**WHAT NEEDS TO BE DONE**
The data below should be printed in full, exactly, and without any of its images.

========

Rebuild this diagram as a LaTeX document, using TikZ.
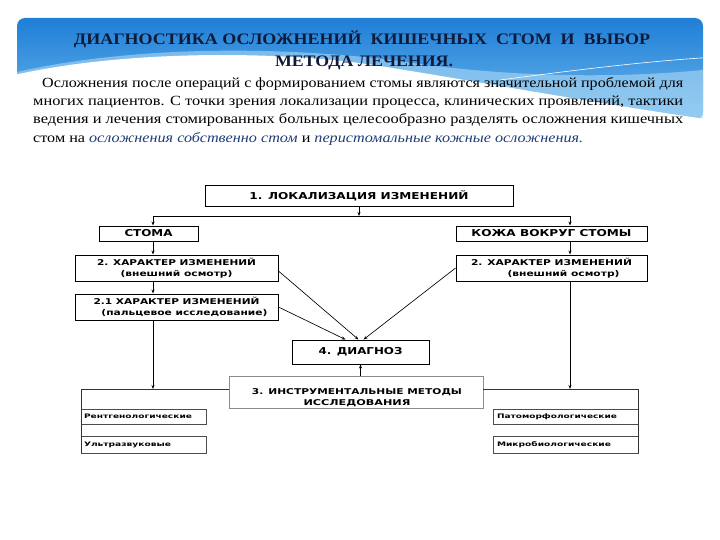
\documentclass[tikz,border=0pt]{standalone}
\usepackage{fontspec}
\usepackage{graphicx}
\setmainfont{Liberation Serif}
\newfontfamily\boxfont{DejaVu Sans}
\usetikzlibrary{arrows.meta,positioning,calc}
\definecolor{bandtop}{HTML}{1F7ED6}
\definecolor{bandbot}{HTML}{6DB9EE}
\definecolor{bandpale}{HTML}{B5DDF6}
\definecolor{titleink}{HTML}{101A3A}
\definecolor{emphink}{HTML}{1E3C78}
\newcommand{\wline}[2]{\resizebox{#1}{\height}{#2}}

\begin{document}
\begin{tikzpicture}[x=1pt, y=-1pt,
  box/.style={draw, line width=0.9pt, inner sep=0pt, align=center},
  big/.style={box, font=\boxfont\bfseries\fontsize{9.5}{11}\selectfont},
  two/.style={box, font=\boxfont\bfseries\fontsize{8}{11}\selectfont},
  meth/.style={draw=black!70, line width=0.7pt, inner sep=0pt, minimum height=15pt,
    font=\boxfont\bfseries\fontsize{6.2}{7}\selectfont},
  arr/.style={-{Stealth[length=4pt, width=3pt]}, line width=0.65pt},
  brace/.style={line width=0.6pt, black!80},
  head/.style={font=\fontsize{16}{18}\selectfont\bfseries, text=titleink, anchor=base, inner sep=0pt},
  para/.style={font=\fontsize{14}{16}\selectfont, anchor=base west, inner sep=0pt}]
  \useasboundingbox (0,0) rectangle (720,540);
  % banner
  \shade[top color=bandtop, bottom color=bandbot, rounded corners=8pt] (17,18) rectangle (703,120);
  \fill[bandpale, opacity=0.55] (17,72) .. controls (140,44) and (300,46) .. (420,64)
    .. controls (540,80) and (640,76) .. (703,70) -- (703,130) -- (17,130) -- cycle;
  \fill[white] (10,76) .. controls (120,50) and (280,50) .. (380,66)
    .. controls (480,82) and (600,104) .. (712,120) -- (712,135) -- (10,135) -- cycle;
  \draw[white, line width=0.6pt] (500,80) .. controls (590,68) and (660,60) .. (718,57);
  \node[head] (head1) at (362,45) {\wline{576pt}{ДИАГНОСТИКА ОСЛОЖНЕНИЙ\ \ КИШЕЧНЫХ\ \ СТОМ\ \ И\ \ ВЫБОР}};
  \node[head] (head2) at (364,67) {\wline{178pt}{МЕТОДА ЛЕЧЕНИЯ.}};
  \node[para] (line1) at (42,88) {\wline{641pt}{Осложнения после операций с формированием стомы являются значительной проблемой для}};
  \node[para] (line2) at (33,106) {\wline{650pt}{многих пациентов. С точки зрения локализации процесса, клинических проявлений, тактики}};
  \node[para] (line3) at (33,124) {\wline{650pt}{ведения и лечения стомированных больных целесообразно разделять осложнения кишечных}};
  \node[para] (line4) at (33,143) {\wline{550pt}{стом на \textcolor{emphink}{\itshape осложнения собственно стом} и \textcolor{emphink}{\itshape перистомальные кожные осложнения.}}};

  % scheme
  \node[big, minimum width=308pt, minimum height=21pt] (loc) at (359,195.5) {\wline{219pt}{1. ЛОКАЛИЗАЦИЯ ИЗМЕНЕНИЙ}};
  \node[big, minimum width=99pt, minimum height=15pt] (stoma) at (148.5,233.5) {\wline{48pt}{СТОМА}};
  \node[big, minimum width=191pt, minimum height=15pt] (skin) at (551.5,233.5) {\wline{160pt}{КОЖА ВОКРУГ СТОМЫ}};
  \node[two, minimum width=203pt, minimum height=26pt] (lookL) at (176.5,268)
    {\wline{159pt}{2. ХАРАКТЕР ИЗМЕНЕНИЙ}\\\wline{112pt}{(внешний осмотр)}};
  \node[two, minimum width=191pt, minimum height=26pt] (lookR) at (551.5,268)
    {\wline{161pt}{2. ХАРАКТЕР ИЗМЕНЕНИЙ}\\\hspace*{24pt}\wline{112pt}{(внешний осмотр)}};
  \node[two, minimum width=203pt, minimum height=26pt] (finger) at (176.5,307)
    {\wline{166pt}{2.1 ХАРАКТЕР ИЗМЕНЕНИЙ}\\\hspace*{16pt}\wline{166pt}{(пальцевое исследование)}};
  \node[big, minimum width=137pt, minimum height=24pt, text depth=2pt] (diag) at (360.5,352) {\wline{84pt}{4. ДИАГНОЗ}};
  \node[box, draw=black!45, minimum width=254pt, minimum height=32pt] (instr) at (356,392) {};
  \node[two, draw=none] (instrtext) at (357,397.5)
    {\wline{210pt}{3. ИНСТРУМЕНТАЛЬНЫЕ МЕТОДЫ}\\\wline{107pt}{ИССЛЕДОВАНИЯ}};
  \node[meth, minimum width=125pt, text width=119pt] (xray) at (143.5,416.5) {\wline{108pt}{Рентгенологические}};
  \node[meth, minimum width=125pt, text width=119pt, minimum height=17pt] (echo) at (143.5,444.5) {\wline{87pt}{Ультразвуковые}};
  \node[meth, minimum width=145pt, text width=137pt] (patho) at (565.5,416.5) {\wline{120pt}{Патоморфологические}};
  \node[meth, minimum width=145pt, text width=137pt, minimum height=17pt] (micro) at (565.5,444.5) {\wline{114pt}{Микробиологические}};

  \coordinate (lsplit) at (153,216);
  \coordinate (rsplit) at (570,216);
  \coordinate (lgroup) at (81,389);
  \coordinate (rgroup) at (638,389);
  \coordinate (lfoot) at (81,453);
  \coordinate (rfoot) at (638,453);

  \draw[arr] (loc.south) -- (loc.south |- lsplit);
  \draw[line width=0.65pt] (lsplit) -- (rsplit);
  \draw[arr] (lsplit) -- (stoma.north -| lsplit);
  \draw[arr] (rsplit) -- (skin.north -| rsplit);
  \draw[arr] (stoma.south -| lsplit) -- (lookL.north -| lsplit);
  \draw[arr] (skin.south -| rsplit) -- (lookR.north -| rsplit);
  \draw[arr] (lookL.south -| lsplit) -- (finger.north -| lsplit);
  \draw[arr] (finger.south -| lsplit) -- (lsplit |- lgroup);
  \draw[arr] (lookR.south -| rsplit) -- (rsplit |- rgroup);
  \draw[arr] ([yshift=-3pt]lookL.east) -- ([xshift=-2pt]diag.north);
  \draw[arr] (finger.east) -- ([xshift=-15pt]diag.north);
  \draw[arr] (lookR.west) -- ([xshift=3pt]diag.north);
  \draw[arr] (instr.north -| diag.north) -- (diag.south);
  % groups of methods
  \draw[brace] (instr.west |- lgroup) -- (lgroup) -- (lfoot);
  \draw[brace] (instr.east |- rgroup) -- (rgroup) -- (rfoot);
\end{tikzpicture}
\end{document}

========

**FULL RESPONSE**
Rebuild this diagram as a LaTeX document, using TikZ.
\documentclass[tikz,border=0pt]{standalone}
\usepackage{fontspec}
\usepackage{graphicx}
\setmainfont{Liberation Serif}
\newfontfamily\boxfont{DejaVu Sans}
\usetikzlibrary{arrows.meta,positioning,calc}
\definecolor{bandtop}{HTML}{1F7ED6}
\definecolor{bandbot}{HTML}{6DB9EE}
\definecolor{bandpale}{HTML}{B5DDF6}
\definecolor{titleink}{HTML}{101A3A}
\definecolor{emphink}{HTML}{1E3C78}
\newcommand{\wline}[2]{\resizebox{#1}{\height}{#2}}

\begin{document}
\begin{tikzpicture}[x=1pt, y=-1pt,
  box/.style={draw, line width=0.9pt, inner sep=0pt, align=center},
  big/.style={box, font=\boxfont\bfseries\fontsize{9.5}{11}\selectfont},
  two/.style={box, font=\boxfont\bfseries\fontsize{8}{11}\selectfont},
  meth/.style={draw=black!70, line width=0.7pt, inner sep=0pt, minimum height=15pt,
    font=\boxfont\bfseries\fontsize{6.2}{7}\selectfont},
  arr/.style={-{Stealth[length=4pt, width=3pt]}, line width=0.65pt},
  brace/.style={line width=0.6pt, black!80},
  head/.style={font=\fontsize{16}{18}\selectfont\bfseries, text=titleink, anchor=base, inner sep=0pt},
  para/.style={font=\fontsize{14}{16}\selectfont, anchor=base west, inner sep=0pt}]
  \useasboundingbox (0,0) rectangle (720,540);
  % banner
  \shade[top color=bandtop, bottom color=bandbot, rounded corners=8pt] (17,18) rectangle (703,120);
  \fill[bandpale, opacity=0.55] (17,72) .. controls (140,44) and (300,46) .. (420,64)
    .. controls (540,80) and (640,76) .. (703,70) -- (703,130) -- (17,130) -- cycle;
  \fill[white] (10,76) .. controls (120,50) and (280,50) .. (380,66)
    .. controls (480,82) and (600,104) .. (712,120) -- (712,135) -- (10,135) -- cycle;
  \draw[white, line width=0.6pt] (500,80) .. controls (590,68) and (660,60) .. (718,57);
  \node[head] (head1) at (362,45) {\wline{576pt}{ДИАГНОСТИКА ОСЛОЖНЕНИЙ\ \ КИШЕЧНЫХ\ \ СТОМ\ \ И\ \ ВЫБОР}};
  \node[head] (head2) at (364,67) {\wline{178pt}{МЕТОДА ЛЕЧЕНИЯ.}};
  \node[para] (line1) at (42,88) {\wline{641pt}{Осложнения после операций с формированием стомы являются значительной проблемой для}};
  \node[para] (line2) at (33,106) {\wline{650pt}{многих пациентов. С точки зрения локализации процесса, клинических проявлений, тактики}};
  \node[para] (line3) at (33,124) {\wline{650pt}{ведения и лечения стомированных больных целесообразно разделять осложнения кишечных}};
  \node[para] (line4) at (33,143) {\wline{550pt}{стом на \textcolor{emphink}{\itshape осложнения собственно стом} и \textcolor{emphink}{\itshape перистомальные кожные осложнения.}}};

  % scheme
  \node[big, minimum width=308pt, minimum height=21pt] (loc) at (359,195.5) {\wline{219pt}{1. ЛОКАЛИЗАЦИЯ ИЗМЕНЕНИЙ}};
  \node[big, minimum width=99pt, minimum height=15pt] (stoma) at (148.5,233.5) {\wline{48pt}{СТОМА}};
  \node[big, minimum width=191pt, minimum height=15pt] (skin) at (551.5,233.5) {\wline{160pt}{КОЖА ВОКРУГ СТОМЫ}};
  \node[two, minimum width=203pt, minimum height=26pt] (lookL) at (176.5,268)
    {\wline{159pt}{2. ХАРАКТЕР ИЗМЕНЕНИЙ}\\\wline{112pt}{(внешний осмотр)}};
  \node[two, minimum width=191pt, minimum height=26pt] (lookR) at (551.5,268)
    {\wline{161pt}{2. ХАРАКТЕР ИЗМЕНЕНИЙ}\\\hspace*{24pt}\wline{112pt}{(внешний осмотр)}};
  \node[two, minimum width=203pt, minimum height=26pt] (finger) at (176.5,307)
    {\wline{166pt}{2.1 ХАРАКТЕР ИЗМЕНЕНИЙ}\\\hspace*{16pt}\wline{166pt}{(пальцевое исследование)}};
  \node[big, minimum width=137pt, minimum height=24pt, text depth=2pt] (diag) at (360.5,352) {\wline{84pt}{4. ДИАГНОЗ}};
  \node[box, draw=black!45, minimum width=254pt, minimum height=32pt] (instr) at (356,392) {};
  \node[two, draw=none] (instrtext) at (357,397.5)
    {\wline{210pt}{3. ИНСТРУМЕНТАЛЬНЫЕ МЕТОДЫ}\\\wline{107pt}{ИССЛЕДОВАНИЯ}};
  \node[meth, minimum width=125pt, text width=119pt] (xray) at (143.5,416.5) {\wline{108pt}{Рентгенологические}};
  \node[meth, minimum width=125pt, text width=119pt, minimum height=17pt] (echo) at (143.5,444.5) {\wline{87pt}{Ультразвуковые}};
  \node[meth, minimum width=145pt, text width=137pt] (patho) at (565.5,416.5) {\wline{120pt}{Патоморфологические}};
  \node[meth, minimum width=145pt, text width=137pt, minimum height=17pt] (micro) at (565.5,444.5) {\wline{114pt}{Микробиологические}};

  \coordinate (lsplit) at (153,216);
  \coordinate (rsplit) at (570,216);
  \coordinate (lgroup) at (81,389);
  \coordinate (rgroup) at (638,389);
  \coordinate (lfoot) at (81,453);
  \coordinate (rfoot) at (638,453);

  \draw[arr] (loc.south) -- (loc.south |- lsplit);
  \draw[line width=0.65pt] (lsplit) -- (rsplit);
  \draw[arr] (lsplit) -- (stoma.north -| lsplit);
  \draw[arr] (rsplit) -- (skin.north -| rsplit);
  \draw[arr] (stoma.south -| lsplit) -- (lookL.north -| lsplit);
  \draw[arr] (skin.south -| rsplit) -- (lookR.north -| rsplit);
  \draw[arr] (lookL.south -| lsplit) -- (finger.north -| lsplit);
  \draw[arr] (finger.south -| lsplit) -- (lsplit |- lgroup);
  \draw[arr] (lookR.south -| rsplit) -- (rsplit |- rgroup);
  \draw[arr] ([yshift=-3pt]lookL.east) -- ([xshift=-2pt]diag.north);
  \draw[arr] (finger.east) -- ([xshift=-15pt]diag.north);
  \draw[arr] (lookR.west) -- ([xshift=3pt]diag.north);
  \draw[arr] (instr.north -| diag.north) -- (diag.south);
  % groups of methods
  \draw[brace] (instr.west |- lgroup) -- (lgroup) -- (lfoot);
  \draw[brace] (instr.east |- rgroup) -- (rgroup) -- (rfoot);
\end{tikzpicture}
\end{document}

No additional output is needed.